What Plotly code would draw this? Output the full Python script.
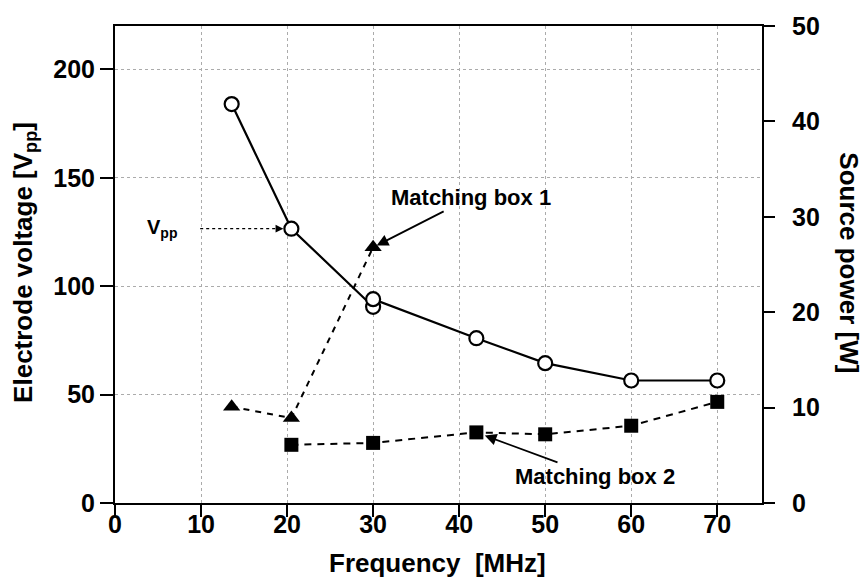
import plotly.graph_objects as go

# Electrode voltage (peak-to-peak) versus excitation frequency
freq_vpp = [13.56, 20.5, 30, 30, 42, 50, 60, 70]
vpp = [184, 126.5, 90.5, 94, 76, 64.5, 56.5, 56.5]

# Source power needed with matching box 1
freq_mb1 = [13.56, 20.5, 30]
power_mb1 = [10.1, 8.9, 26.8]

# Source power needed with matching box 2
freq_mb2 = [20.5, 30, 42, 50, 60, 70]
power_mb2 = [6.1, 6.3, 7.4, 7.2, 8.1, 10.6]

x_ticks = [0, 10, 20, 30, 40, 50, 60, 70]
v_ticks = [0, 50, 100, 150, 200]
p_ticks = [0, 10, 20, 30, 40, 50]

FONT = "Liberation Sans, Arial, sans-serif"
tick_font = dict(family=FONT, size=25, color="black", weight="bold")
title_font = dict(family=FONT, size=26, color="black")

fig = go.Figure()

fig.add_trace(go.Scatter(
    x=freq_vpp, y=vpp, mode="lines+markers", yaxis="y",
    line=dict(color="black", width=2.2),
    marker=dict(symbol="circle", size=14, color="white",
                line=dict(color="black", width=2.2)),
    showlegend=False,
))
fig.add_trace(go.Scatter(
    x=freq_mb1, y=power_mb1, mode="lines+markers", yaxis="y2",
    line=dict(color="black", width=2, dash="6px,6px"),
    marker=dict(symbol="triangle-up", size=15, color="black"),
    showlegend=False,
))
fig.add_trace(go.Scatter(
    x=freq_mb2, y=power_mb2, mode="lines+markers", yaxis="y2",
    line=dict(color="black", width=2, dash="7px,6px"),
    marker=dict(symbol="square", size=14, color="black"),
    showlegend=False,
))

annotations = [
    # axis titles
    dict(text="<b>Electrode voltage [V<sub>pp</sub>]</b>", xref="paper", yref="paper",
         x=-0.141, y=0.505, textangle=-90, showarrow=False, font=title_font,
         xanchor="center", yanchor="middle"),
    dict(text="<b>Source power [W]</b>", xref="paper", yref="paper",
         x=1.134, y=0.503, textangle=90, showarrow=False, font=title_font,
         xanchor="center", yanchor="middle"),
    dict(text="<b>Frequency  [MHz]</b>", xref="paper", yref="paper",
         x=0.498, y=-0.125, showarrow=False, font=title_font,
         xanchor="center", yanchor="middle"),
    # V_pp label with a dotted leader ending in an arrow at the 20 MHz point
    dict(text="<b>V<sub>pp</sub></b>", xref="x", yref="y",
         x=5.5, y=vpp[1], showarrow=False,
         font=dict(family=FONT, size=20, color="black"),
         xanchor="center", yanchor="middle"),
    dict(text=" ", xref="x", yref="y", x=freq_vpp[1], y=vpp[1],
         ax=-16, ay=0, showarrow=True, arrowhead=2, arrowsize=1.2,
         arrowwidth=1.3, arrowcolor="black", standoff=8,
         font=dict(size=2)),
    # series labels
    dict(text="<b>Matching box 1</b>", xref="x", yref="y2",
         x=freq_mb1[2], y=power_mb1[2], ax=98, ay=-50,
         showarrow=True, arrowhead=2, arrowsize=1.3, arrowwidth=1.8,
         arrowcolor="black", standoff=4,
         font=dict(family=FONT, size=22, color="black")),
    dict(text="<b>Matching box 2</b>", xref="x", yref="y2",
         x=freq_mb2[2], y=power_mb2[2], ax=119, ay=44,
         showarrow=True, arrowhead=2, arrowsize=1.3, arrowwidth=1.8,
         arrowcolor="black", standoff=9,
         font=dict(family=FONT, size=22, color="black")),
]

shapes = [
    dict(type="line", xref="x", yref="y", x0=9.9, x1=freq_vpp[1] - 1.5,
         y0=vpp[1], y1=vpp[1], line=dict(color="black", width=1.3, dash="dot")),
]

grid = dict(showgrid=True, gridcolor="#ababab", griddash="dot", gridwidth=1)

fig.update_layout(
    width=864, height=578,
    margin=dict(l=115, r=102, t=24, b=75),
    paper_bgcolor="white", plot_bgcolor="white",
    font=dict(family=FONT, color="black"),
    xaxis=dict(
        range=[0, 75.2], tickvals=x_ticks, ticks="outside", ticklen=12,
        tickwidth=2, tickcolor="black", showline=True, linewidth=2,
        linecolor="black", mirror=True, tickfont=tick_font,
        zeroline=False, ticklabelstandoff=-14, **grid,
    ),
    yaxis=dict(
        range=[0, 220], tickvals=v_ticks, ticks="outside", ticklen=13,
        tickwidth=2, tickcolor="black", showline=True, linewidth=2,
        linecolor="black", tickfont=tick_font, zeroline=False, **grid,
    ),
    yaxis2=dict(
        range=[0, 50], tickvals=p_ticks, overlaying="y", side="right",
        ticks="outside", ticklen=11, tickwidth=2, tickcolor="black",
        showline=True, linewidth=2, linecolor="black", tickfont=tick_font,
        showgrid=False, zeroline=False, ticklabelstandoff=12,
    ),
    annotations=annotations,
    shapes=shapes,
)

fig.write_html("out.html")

####

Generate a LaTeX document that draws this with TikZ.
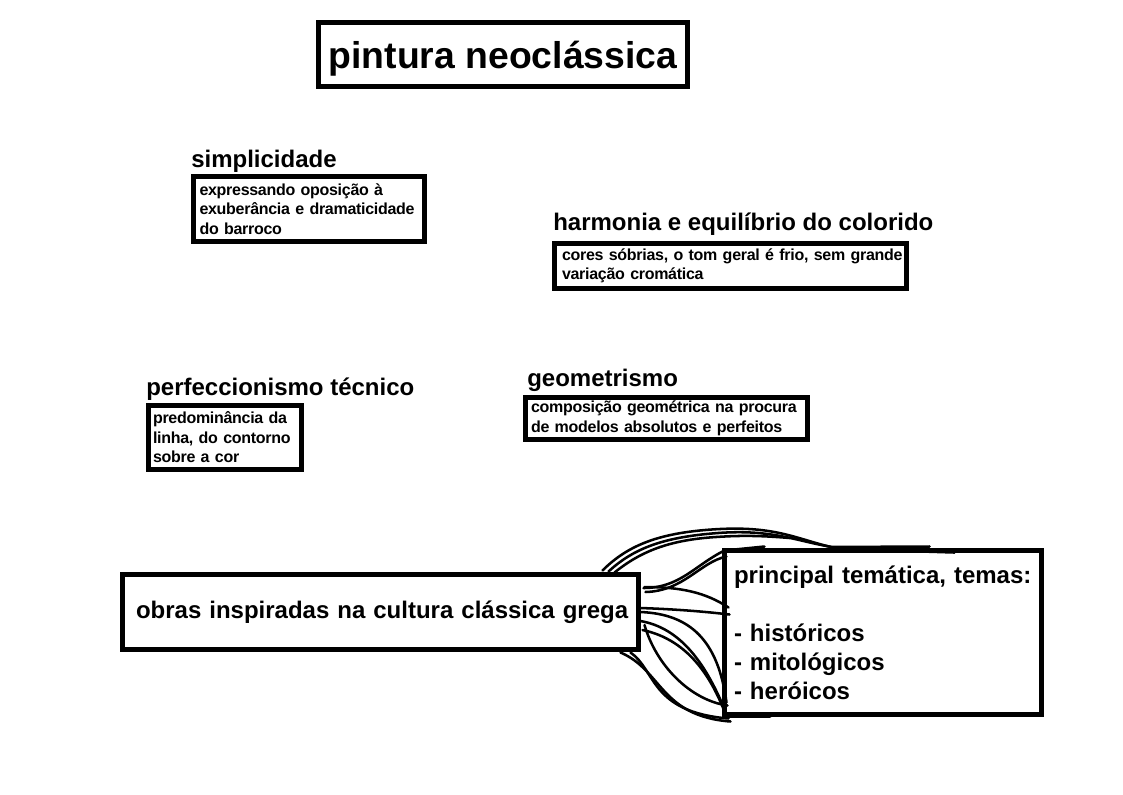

####

> **EXERCISE AIM**: From the line with "What Plotly code" to the line with "power_mb1 = [10.1, 8.9, 26.8]", set down those lines word for word and only those, counting both ends. Pictures stay out of the copy.

> **FINAL RESULT**:
What Plotly code would draw this? Output the full Python script.
import plotly.graph_objects as go

# Electrode voltage (peak-to-peak) versus excitation frequency
freq_vpp = [13.56, 20.5, 30, 30, 42, 50, 60, 70]
vpp = [184, 126.5, 90.5, 94, 76, 64.5, 56.5, 56.5]

# Source power needed with matching box 1
freq_mb1 = [13.56, 20.5, 30]
power_mb1 = [10.1, 8.9, 26.8]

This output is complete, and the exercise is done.